– И все же это не объясняет, почему вы решили, что единомышленники вашего брата ответственны за его гибель.

Девушка снова посмотрела в сторону родителей, и Валантен увидел, как она внезапно побледнела. Он повернул голову в том же направлении: Шарль-Мари Довернь не сводил с них обоих взгляда. Он все еще пожимал руки друзьям и коллегам, но на слова утешения теперь отвечал лишь коротким рассеянным кивком. Печальное выражение лица депутата сменилось досадливой миной.

– Нам больше нельзя здесь шептаться, – быстро проговорила Фелисьена. – Все, что я могу добавить, – Люсьен разительно изменился в последнее время. Не только из-за увлечения новыми политическими идеями, которыми ему задурили голову. Я… я думаю, у него было нервное расстройство. Несколько недель его одолевали приступы апатии.

– Вы полагаете, это привело его к самоубийству?

– Я не врач, но как можно не увидеть связи? Тем более что было еще одно обстоятельство. Десять дней назад мы отмечали мой день рождения. По этому случаю Люсьен пришел в дом родителей на ужин и остался ночевать. Тогда произошло нечто очень странное…

– Что же? – с нескрываемым нетерпением поторопил девушку Валантен.

– В ту ночь я проснулась от звука шагов за дверью моей спальни, выглянула в коридор и увидела Люсьена. У него как будто был приступ лунатизма: он шел с широко открытыми глазами, но не видел меня и не отозвался на оклик.

– И что вы сделали тогда?

– Ничего. Я боялась, что, если попытаюсь вывести его из этого странного состояния, будет только хуже. Когда же я все-таки собралась позвать кого-нибудь на помощь, он вернулся в свою комнату. А поскольку на следующее утро он казался таким же, как прежде, вполне нормальным, я не осмелилась никому рассказать о том, что видела ночью. После его ужасной гибели я не перестаю себя в этом упрекать.

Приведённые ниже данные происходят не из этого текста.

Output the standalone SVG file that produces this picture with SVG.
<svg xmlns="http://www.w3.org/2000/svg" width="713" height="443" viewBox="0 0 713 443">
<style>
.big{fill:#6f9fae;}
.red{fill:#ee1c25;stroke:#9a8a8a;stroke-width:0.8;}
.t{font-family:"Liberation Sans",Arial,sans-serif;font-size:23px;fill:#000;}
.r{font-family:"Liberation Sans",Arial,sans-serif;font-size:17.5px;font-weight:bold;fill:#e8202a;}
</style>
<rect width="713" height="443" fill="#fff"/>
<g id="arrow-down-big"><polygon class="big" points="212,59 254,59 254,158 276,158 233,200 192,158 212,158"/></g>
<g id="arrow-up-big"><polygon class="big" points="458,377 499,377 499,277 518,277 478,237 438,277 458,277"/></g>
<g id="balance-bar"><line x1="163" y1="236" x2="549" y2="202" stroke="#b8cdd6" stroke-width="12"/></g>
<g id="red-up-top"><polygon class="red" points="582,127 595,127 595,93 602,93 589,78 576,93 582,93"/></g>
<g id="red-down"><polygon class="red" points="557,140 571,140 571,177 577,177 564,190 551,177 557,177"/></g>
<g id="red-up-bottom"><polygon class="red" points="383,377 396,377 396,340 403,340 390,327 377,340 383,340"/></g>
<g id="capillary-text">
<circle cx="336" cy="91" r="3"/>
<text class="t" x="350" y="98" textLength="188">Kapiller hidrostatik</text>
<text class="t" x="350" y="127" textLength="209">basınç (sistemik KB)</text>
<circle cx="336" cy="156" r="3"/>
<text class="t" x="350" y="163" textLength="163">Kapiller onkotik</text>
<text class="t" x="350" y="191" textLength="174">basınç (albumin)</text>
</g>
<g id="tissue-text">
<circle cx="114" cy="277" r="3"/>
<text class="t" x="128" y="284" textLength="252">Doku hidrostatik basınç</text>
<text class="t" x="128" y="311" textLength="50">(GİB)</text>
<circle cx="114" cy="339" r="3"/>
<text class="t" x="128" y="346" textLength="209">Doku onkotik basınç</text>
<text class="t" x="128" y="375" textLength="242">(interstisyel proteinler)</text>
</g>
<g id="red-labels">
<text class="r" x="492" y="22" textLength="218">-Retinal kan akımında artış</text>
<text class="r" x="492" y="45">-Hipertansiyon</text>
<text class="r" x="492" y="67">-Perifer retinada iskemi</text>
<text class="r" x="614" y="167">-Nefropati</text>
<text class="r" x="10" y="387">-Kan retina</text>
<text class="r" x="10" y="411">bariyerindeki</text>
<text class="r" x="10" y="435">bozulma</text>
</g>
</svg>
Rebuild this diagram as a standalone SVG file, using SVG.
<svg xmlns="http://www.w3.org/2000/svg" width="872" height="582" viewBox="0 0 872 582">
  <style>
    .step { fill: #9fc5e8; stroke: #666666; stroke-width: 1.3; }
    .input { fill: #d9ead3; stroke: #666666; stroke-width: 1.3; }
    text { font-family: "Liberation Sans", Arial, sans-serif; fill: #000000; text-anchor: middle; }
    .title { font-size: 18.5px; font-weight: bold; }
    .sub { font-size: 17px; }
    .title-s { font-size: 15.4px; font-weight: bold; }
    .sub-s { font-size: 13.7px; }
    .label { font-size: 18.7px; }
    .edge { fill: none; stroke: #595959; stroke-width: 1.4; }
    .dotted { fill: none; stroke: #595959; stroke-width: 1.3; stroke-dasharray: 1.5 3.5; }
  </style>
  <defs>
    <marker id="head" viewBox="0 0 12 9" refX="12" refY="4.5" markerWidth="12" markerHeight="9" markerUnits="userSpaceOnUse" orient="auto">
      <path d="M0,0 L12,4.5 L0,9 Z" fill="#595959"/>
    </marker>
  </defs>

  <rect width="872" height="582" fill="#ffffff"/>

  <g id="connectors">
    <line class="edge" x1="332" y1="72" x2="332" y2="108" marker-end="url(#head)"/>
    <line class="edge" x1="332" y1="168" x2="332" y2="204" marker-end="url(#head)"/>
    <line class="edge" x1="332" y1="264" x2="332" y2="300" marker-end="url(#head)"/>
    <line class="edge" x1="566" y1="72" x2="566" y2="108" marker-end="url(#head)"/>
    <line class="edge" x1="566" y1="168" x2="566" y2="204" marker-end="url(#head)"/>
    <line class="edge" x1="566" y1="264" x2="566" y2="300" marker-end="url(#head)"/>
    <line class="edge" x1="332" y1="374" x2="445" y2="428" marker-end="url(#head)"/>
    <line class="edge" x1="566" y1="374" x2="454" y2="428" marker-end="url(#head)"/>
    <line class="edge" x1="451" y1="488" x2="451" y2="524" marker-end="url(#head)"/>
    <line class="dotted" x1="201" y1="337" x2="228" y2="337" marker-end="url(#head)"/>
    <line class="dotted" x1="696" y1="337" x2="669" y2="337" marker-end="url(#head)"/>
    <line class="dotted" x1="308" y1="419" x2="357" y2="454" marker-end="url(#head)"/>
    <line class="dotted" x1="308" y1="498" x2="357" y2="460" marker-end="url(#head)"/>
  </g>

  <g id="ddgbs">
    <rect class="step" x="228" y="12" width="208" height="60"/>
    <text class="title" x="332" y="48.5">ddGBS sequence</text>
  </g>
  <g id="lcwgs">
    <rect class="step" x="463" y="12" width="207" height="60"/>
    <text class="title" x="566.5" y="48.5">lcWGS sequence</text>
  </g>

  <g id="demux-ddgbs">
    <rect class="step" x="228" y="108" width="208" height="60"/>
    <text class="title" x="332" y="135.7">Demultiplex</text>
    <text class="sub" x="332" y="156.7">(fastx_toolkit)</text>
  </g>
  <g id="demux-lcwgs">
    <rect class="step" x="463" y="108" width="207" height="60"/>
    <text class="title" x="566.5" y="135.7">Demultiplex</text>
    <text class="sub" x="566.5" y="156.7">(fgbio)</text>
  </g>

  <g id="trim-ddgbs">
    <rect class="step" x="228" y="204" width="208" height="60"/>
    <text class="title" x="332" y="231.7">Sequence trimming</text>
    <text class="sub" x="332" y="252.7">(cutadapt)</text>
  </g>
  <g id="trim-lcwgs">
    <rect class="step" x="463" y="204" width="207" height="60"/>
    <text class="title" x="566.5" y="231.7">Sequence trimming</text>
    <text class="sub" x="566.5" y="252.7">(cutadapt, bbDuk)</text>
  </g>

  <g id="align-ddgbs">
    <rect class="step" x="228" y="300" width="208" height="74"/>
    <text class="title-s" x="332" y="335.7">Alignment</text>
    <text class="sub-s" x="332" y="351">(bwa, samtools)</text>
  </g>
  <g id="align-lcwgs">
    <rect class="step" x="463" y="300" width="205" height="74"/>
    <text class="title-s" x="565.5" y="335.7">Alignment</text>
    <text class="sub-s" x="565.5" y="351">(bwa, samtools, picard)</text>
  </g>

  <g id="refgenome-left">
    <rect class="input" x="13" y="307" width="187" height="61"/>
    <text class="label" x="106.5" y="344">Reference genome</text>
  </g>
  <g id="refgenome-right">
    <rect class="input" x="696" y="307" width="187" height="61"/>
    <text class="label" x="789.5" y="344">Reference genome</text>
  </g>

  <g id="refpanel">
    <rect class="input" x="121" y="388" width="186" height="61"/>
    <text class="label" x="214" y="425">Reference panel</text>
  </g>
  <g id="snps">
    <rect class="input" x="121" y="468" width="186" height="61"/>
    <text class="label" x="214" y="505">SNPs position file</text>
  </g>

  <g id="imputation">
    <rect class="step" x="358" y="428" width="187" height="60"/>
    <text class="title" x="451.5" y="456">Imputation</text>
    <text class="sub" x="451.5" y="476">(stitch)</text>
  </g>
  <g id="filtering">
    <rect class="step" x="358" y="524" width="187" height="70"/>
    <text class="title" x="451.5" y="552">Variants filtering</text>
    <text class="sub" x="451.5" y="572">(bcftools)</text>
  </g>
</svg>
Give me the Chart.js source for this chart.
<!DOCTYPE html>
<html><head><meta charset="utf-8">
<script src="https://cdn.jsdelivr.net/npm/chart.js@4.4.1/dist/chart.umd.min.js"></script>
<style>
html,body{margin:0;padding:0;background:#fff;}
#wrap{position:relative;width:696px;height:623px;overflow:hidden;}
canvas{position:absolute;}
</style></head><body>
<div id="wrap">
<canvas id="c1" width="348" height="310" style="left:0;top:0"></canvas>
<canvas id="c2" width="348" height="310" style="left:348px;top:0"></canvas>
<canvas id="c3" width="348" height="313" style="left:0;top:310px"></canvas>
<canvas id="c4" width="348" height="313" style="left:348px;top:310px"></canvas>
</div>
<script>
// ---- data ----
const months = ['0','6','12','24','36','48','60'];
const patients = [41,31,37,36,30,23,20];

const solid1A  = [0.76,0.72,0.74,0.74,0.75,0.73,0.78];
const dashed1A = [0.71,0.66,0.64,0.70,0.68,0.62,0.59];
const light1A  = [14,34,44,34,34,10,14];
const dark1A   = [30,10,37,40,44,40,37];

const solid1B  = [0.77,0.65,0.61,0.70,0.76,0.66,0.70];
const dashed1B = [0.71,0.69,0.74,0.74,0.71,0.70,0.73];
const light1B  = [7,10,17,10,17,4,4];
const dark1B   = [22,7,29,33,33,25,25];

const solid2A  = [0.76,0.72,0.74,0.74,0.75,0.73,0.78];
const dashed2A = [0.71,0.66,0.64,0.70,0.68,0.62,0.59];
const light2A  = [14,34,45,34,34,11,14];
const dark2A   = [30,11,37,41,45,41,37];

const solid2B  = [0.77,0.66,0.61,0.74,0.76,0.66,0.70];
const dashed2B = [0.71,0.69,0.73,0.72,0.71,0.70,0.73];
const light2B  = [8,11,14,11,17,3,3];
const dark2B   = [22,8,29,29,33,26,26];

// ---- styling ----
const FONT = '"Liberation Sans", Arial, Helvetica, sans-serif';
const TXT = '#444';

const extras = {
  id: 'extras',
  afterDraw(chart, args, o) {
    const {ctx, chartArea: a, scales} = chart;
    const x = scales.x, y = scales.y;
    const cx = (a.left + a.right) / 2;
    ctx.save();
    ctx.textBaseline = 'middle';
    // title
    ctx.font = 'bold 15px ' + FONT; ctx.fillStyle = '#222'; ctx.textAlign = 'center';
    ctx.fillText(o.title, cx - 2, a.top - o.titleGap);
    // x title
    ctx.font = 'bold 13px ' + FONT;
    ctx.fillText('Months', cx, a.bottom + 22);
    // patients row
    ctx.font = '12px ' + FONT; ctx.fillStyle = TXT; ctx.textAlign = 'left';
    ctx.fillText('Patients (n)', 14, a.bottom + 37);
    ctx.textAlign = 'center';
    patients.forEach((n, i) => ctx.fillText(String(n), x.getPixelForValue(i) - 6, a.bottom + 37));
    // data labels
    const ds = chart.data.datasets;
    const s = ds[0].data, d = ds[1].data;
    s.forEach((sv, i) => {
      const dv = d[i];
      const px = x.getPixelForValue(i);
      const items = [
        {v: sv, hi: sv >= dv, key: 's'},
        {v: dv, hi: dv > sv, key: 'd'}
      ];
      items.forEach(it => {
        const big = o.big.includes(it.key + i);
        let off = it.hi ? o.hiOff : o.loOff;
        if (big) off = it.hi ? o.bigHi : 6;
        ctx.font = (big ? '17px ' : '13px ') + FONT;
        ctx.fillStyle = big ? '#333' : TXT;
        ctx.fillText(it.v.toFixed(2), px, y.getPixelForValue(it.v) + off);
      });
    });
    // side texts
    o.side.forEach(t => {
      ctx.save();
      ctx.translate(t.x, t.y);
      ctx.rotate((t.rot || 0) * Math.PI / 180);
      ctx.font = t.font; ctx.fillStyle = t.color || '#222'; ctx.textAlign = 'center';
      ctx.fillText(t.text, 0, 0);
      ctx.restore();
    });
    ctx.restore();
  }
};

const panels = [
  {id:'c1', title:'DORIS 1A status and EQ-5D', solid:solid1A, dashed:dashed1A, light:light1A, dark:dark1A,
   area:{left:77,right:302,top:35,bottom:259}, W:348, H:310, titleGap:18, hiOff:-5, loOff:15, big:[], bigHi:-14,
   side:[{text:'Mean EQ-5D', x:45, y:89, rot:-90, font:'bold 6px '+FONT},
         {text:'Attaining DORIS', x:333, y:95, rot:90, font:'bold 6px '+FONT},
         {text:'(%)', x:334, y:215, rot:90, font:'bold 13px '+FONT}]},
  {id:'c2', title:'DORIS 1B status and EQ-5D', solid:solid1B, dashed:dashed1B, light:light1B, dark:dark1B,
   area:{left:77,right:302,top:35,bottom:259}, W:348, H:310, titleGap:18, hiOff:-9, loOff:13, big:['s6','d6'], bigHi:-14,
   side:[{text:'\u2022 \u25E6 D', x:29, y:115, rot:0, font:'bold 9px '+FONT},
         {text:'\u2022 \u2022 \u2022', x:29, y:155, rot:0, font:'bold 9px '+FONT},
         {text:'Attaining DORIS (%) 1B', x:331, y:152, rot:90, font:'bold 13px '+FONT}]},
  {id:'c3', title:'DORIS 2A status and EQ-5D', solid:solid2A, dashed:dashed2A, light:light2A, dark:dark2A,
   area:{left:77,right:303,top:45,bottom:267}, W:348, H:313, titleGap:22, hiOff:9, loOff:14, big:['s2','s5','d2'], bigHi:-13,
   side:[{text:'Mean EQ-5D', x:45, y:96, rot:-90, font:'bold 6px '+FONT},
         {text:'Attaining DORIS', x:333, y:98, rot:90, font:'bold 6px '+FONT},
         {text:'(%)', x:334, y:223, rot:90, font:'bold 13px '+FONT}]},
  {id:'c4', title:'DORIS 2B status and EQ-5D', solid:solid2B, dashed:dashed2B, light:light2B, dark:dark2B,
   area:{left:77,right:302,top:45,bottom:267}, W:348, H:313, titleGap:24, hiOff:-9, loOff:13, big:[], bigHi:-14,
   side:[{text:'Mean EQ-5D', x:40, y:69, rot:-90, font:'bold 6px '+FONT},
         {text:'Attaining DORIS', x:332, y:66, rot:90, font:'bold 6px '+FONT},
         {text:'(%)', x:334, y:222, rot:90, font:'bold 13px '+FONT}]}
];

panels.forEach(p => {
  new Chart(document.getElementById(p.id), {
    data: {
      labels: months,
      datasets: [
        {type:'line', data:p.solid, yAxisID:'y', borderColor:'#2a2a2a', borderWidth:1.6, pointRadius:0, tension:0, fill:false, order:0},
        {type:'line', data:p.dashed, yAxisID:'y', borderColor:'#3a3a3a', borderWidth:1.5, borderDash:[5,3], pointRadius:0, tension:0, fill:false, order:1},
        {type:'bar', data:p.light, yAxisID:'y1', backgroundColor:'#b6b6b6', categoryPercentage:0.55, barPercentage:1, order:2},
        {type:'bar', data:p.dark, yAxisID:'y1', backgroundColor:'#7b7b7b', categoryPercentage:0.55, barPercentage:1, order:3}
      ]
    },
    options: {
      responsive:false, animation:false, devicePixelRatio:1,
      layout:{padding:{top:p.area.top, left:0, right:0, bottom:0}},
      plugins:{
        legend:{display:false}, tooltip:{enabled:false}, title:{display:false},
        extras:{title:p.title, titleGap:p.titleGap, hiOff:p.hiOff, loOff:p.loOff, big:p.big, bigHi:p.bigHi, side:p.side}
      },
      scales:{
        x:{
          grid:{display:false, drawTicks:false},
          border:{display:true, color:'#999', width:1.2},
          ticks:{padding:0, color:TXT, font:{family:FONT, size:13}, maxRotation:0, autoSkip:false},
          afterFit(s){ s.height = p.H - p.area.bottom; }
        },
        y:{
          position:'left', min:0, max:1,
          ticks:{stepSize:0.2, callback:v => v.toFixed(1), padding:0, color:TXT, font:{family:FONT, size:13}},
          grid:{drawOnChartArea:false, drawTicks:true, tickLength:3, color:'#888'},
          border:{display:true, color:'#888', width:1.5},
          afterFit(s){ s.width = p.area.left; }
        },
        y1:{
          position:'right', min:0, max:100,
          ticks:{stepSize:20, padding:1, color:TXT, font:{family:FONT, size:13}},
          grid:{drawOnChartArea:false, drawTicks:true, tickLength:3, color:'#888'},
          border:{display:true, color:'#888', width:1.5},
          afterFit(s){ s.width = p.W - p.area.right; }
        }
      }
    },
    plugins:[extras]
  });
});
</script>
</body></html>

Валантену стало жалко бедную девочку с заплаканными, опухшими глазами. Он редко проявлял сочувствие к ближним своим, но сейчас испытал потребность сказать Фелисьене несколько утешительных слов.

– Не корите себя, вы ни в чем не виноваты, – ласково проговорил он. – Невозможно было предвидеть столь страшную развязку. Но вы правильно сделали, что доверились мне. Если я смогу пролить свет на обстоятельства гибели вашего брата, это будет во многом благодаря вам.

Церемония погребения подошла к концу. Люди, ускоряя шаг под усилившимся дождем, двинулись к выходу с кладбища, где их ждали экипажи. Вокруг могилы остались только близкие родственники и друзья. Полицейский достал карманные часы – у него еще было время вызнать адрес квартиры, которую Люсьен Довернь снимал на улице Ангулем, – этого не было в полученном от Фланшара досье, – и наведаться туда с проверкой.

Он свернул на аллею, по обеим сторонам которой высились склепы, и вдруг заметил женщину в черном. Судя по всему, она тоже пришла на похороны Люсьена, но намеренно держалась подальше от остальных. Насколько можно было судить, несмотря на почти скрывавший лицо капюшон ее просторного плаща, женщина была довольно молода и миловидна. Она стояла метрах в двадцати от свежей могилы, у какого-то другого надгробия, и задумчиво смотрела, как служители похоронного бюро, взявшись за лопаты, бросают на гроб первые комья земли. В руках незнакомка нервно комкала обшитый кружевами платок.

Заинтригованный Валантен прошел мимо нее не останавливаясь, затем, сделав еще несколько шагов по аллее, укрылся за сараем с погребальными инструментами, откуда можно было наблюдать за женщиной, оставаясь для нее невидимым. Когда она наконец решила покинуть кладбище, у последнего пристанища Люсьена Доверня остались только могильщики. Одинокая незнакомка словно нарочно задержалась здесь, чтобы попрощаться с покойным наедине.